Why? I asked. “The federal paperwork has become an ordeal since Dodd-Frank [the financial regulatory reform bill] passed last year,” he said. “There’s this complicated HUD disclosure sheet that both the buyer and seller have to fill out. We got one thing wrong on one deal–it was a technical error, made zero amount of difference in the cost or terms of the mortgage–and we had to eat the the entire closing costs.”

Ramsey said that mortgage-lending had become so complicated that his bank had subcontracted out to a mortgage company, which, of course, reduces the bank’s profit. “Well, you could see how the government might want to take every precaution, given what happened in the mortgage market,” I offered. “Maybe they should have had different regulations for different-sized banks.”

“Yeah, but with the government, it’s usually one size fits all,” Ramsey said. “The same regulations apply to the big banks as apply to us, which is why you’re going to see a lot of consolidation, a lot of banks merging. It just doesn’t make as much sense to be a small rural bank these days.”

Ramsey, who describes himself as an independent, said the load of federal regulations just kept getting heavier over the years in his work for the town of Hope as well. “And it’s from both sides,” he said. “Republicans as well as Democrats.” I asked him what the Republicans had saddled him with and he said, “Bush gave us No Child Left Behind, which required a lot of paper. And his father gave us the Americans with Disabilities Act. Now, you really want to see those people taken care of, but the regulations were ridiculous. We found ourselves having to build wheelchair ramps where there weren’t any sidewalks, wheelchair ramps right onto the grass.”

As I’ve written here before, this is something Democrats–the party of government–have to take seriously. Regulations need to be form-fitted as much as possible to businesses according to size and type, not one-size-fits-all–and they have to be constantly reviewed to make sure they’re still relevant and doing the job they’re supposed to do. But governments rarely do that. They just add sedimentary layers of regulation on top of each other. This is the kind of annoyance that rarely makes the headlines, but has a major influence on the way people, especially small businesspeople, vote.

Today’s ipod-shuffle harvest:

1. Bellarossa by Eliza Gilkyson–a gorgeous song, in Spanish, by the Texas singer-songwriter.

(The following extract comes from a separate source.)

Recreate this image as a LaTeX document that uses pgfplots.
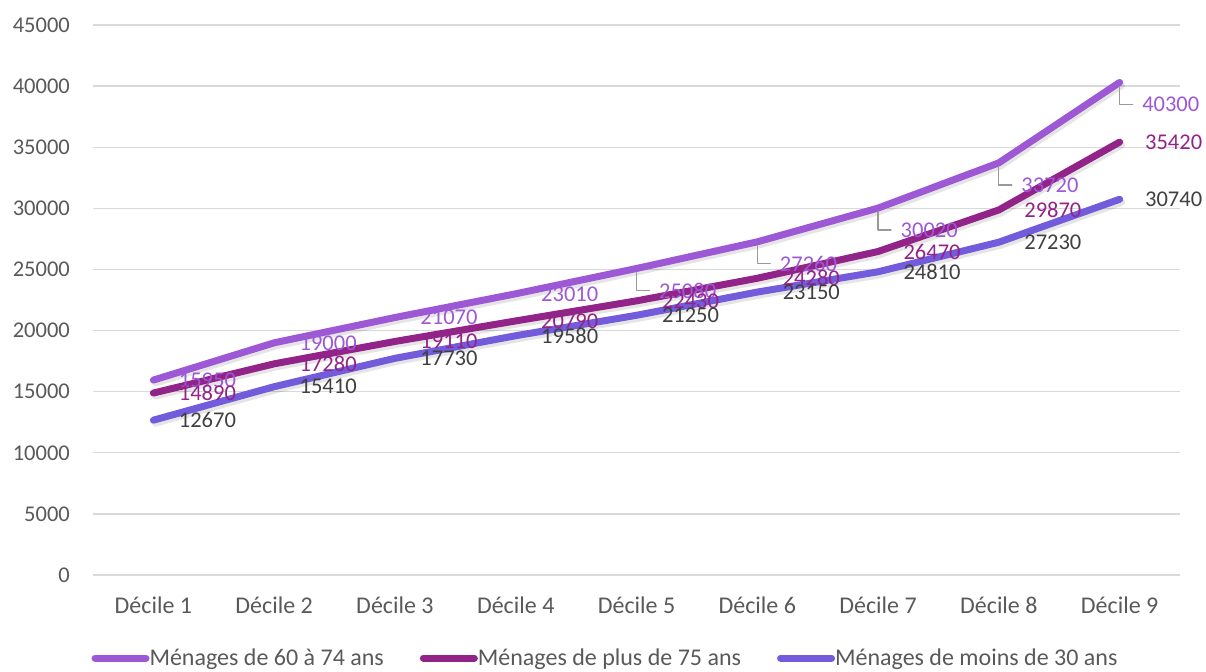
\documentclass[border=0pt]{standalone}
\usepackage{fontspec}
\setmainfont{Carlito}
\usepackage{pgfplots}
\pgfplotsset{compat=1.18}
\definecolor{cA}{RGB}{157,88,214}
\definecolor{cB}{RGB}{146,35,137}
\definecolor{cC}{RGB}{114,92,219}
\definecolor{txt}{RGB}{89,89,89}
\definecolor{lblC}{RGB}{64,64,64}
\definecolor{gridc}{RGB}{217,217,217}
\newcommand\cf{\fontsize{22.5bp}{27bp}\selectfont}
\newcommand\lf{\fontsize{24bp}{29bp}\selectfont}
\pgfdeclareplotmark{leader}{%
  \pgfpathmoveto{\pgfqpoint{0bp}{-4bp}}%
  \pgfpathlineto{\pgfqpoint{0bp}{-22bp}}%
  \pgfpathlineto{\pgfqpoint{13bp}{-22bp}}%
  \pgfusepathqstroke}
\begin{document}
\begin{tikzpicture}
\begin{axis}[
  scale only axis, width=1087bp, height=550bp,
  xmin=0.5, xmax=9.5, ymin=0, ymax=45000,
  xtick={1,...,9},
  xticklabels={Décile 1,Décile 2,Décile 3,Décile 4,Décile 5,Décile 6,Décile 7,Décile 8,Décile 9},
  ytick={0,5000,...,45000},
  scaled y ticks=false,
  /pgf/number format/fixed,
  /pgf/number format/precision=0,
  /pgf/number format/set thousands separator={},
  /pgf/number format/assume math mode=true,
  major tick length=0pt,
  ymajorgrids, grid style={gridc, line width=1.3bp},
  axis x line*=bottom, axis y line*=left,
  x axis line style={gridc, line width=1.3bp},
  y axis line style={draw=none},
  ticklabel style={text=txt, inner sep=0pt},
  yticklabel style={font=\cf, anchor=east, xshift=-23bp},
  xticklabel style={font=\lf, anchor=north, yshift=-22bp},
  clip=false,
  legend columns=3,
  legend style={draw=none, fill=none, font=\lf, text=txt,
    at={(0.5,0)}, anchor=center, yshift=-83bp, xshift=-32bp,
    /tikz/every even column/.style={column sep=36bp},
    nodes={inner sep=0pt}},
  legend image code/.code={\draw[line width=7bp, line cap=round] (3.5bp,0bp) -- (54.5bp,0bp);},
  every axis plot/.append style={line width=7bp, line cap=round, line join=round},
]
% shadows
\addplot[black, opacity=0.1, mark=none, forget plot, shift={(2bp,-3bp)}] coordinates {(1,15950)(2,19000)(3,21070)(4,23010)(5,25080)(6,27260)(7,30020)(8,33720)(9,40300)};
\addplot[black, opacity=0.1, mark=none, forget plot, shift={(2bp,-3bp)}] coordinates {(1,14890)(2,17280)(3,19110)(4,20790)(5,22430)(6,24280)(7,26470)(8,29870)(9,35420)};
\addplot[black, opacity=0.1, mark=none, forget plot, shift={(2bp,-3bp)}] coordinates {(1,12670)(2,15410)(3,17730)(4,19580)(5,21250)(6,23150)(7,24810)(8,27230)(9,30740)};
% lines
\addplot[cA, mark=none] coordinates {(1,15950)(2,19000)(3,21070)(4,23010)(5,25080)(6,27260)(7,30020)(8,33720)(9,40300)};
\addlegendentry{Ménages de 60 à 74 ans}
\addplot[cB, mark=none] coordinates {(1,14890)(2,17280)(3,19110)(4,20790)(5,22430)(6,24280)(7,26470)(8,29870)(9,35420)};
\addlegendentry{Ménages de plus de 75 ans}
\addplot[cC, mark=none] coordinates {(1,12670)(2,15410)(3,17730)(4,19580)(5,21250)(6,23150)(7,24810)(8,27230)(9,30740)};
\addlegendentry{Ménages de moins de 30 ans}
% labels
\addplot[draw=none, forget plot, nodes near coords, point meta=explicit symbolic,
  every node near coord/.style={font=\cf, text=cA, anchor=west, inner sep=0pt, xshift=22bp}]
  coordinates {(1,15950)[15950](2,19000)[19000](3,21070)[21070](4,23010)[23010]};
\addplot[draw=none, forget plot, only marks, mark=leader, mark options={draw=gray!80, line width=1.3bp},
  nodes near coords, point meta=explicit symbolic,
  every node near coord/.style={font=\cf, text=cA, anchor=west, inner sep=0pt, xshift=22bp, yshift=-22bp}]
  coordinates {(5,25080)[25080](6,27260)[27260](7,30020)[30020](8,33720)[33720](9,40300)[40300]};
\addplot[draw=none, forget plot, nodes near coords, point meta=explicit symbolic,
  every node near coord/.style={font=\cf, text=cB, anchor=west, inner sep=0pt, xshift=22bp}]
  coordinates {(1,14890)[14890](2,17280)[17280](3,19110)[19110](4,20790)[20790](5,22430)[22430](6,24280)[24280](7,26470)[26470](8,29870)[29870](9,35420)[35420]};
\addplot[draw=none, forget plot, nodes near coords, point meta=explicit symbolic,
  every node near coord/.style={font=\cf, text=lblC, anchor=west, inner sep=0pt, xshift=22bp}]
  coordinates {(1,12670)[12670](2,15410)[15410](3,17730)[17730](4,19580)[19580](5,21250)[21250](6,23150)[23150](7,24810)[24810](8,27230)[27230](9,30740)[30740]};
\coordinate (bl) at (rel axis cs:0,0);
\coordinate (tr) at (rel axis cs:1,1);
\end{axis}
\pgfresetboundingbox
\path[use as bounding box] ([shift={(-93bp,-96bp)}]bl) rectangle ([shift={(26bp,25bp)}]tr);
\end{tikzpicture}
\end{document}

2. Rosalita by Bruce Springsteen–My favorite Bruce, a song that struck me as something new and amazing the first time I heard it back in 1974, with its unexpected tempo changes, fun lyrics and insuperable joy in every phrase: “The record company, Rosie, just gave me a big advance!” This was one of those very few songs–like Satisfaction by the Stones–that you hear and immediately say, “OK. we are in a new place now!” It still moved me big time, bopping down I-30, this afternoon with a smile on my face.

3. Radio King by Golden Smog. Jeff Tweedy’s tribute to Elvis Presley, who was the guy who blew me away before the Stones. At some point, I’m going to write about why I think Tweedy became a major rock figure and Jay Farrar, his senior partner in Uncle Tupelo, had less success.

4. Crazy as a Loon by John Prine. He’s aged beautifully, despite some serious health problems. I love his older, scratchier voice and his lyrics are as clever as they’ve always been.

5.Don’t Get Me Started by Rodney Crowell. It is hard to write a political song that isn’t obvious, obnoxious and pedestrian. This is a very good one, though. And I wonder if my ipod somehow senses that my pal Rodney isn’t coming on this trip, and is playing more of him as a result. Makes me happy, either way.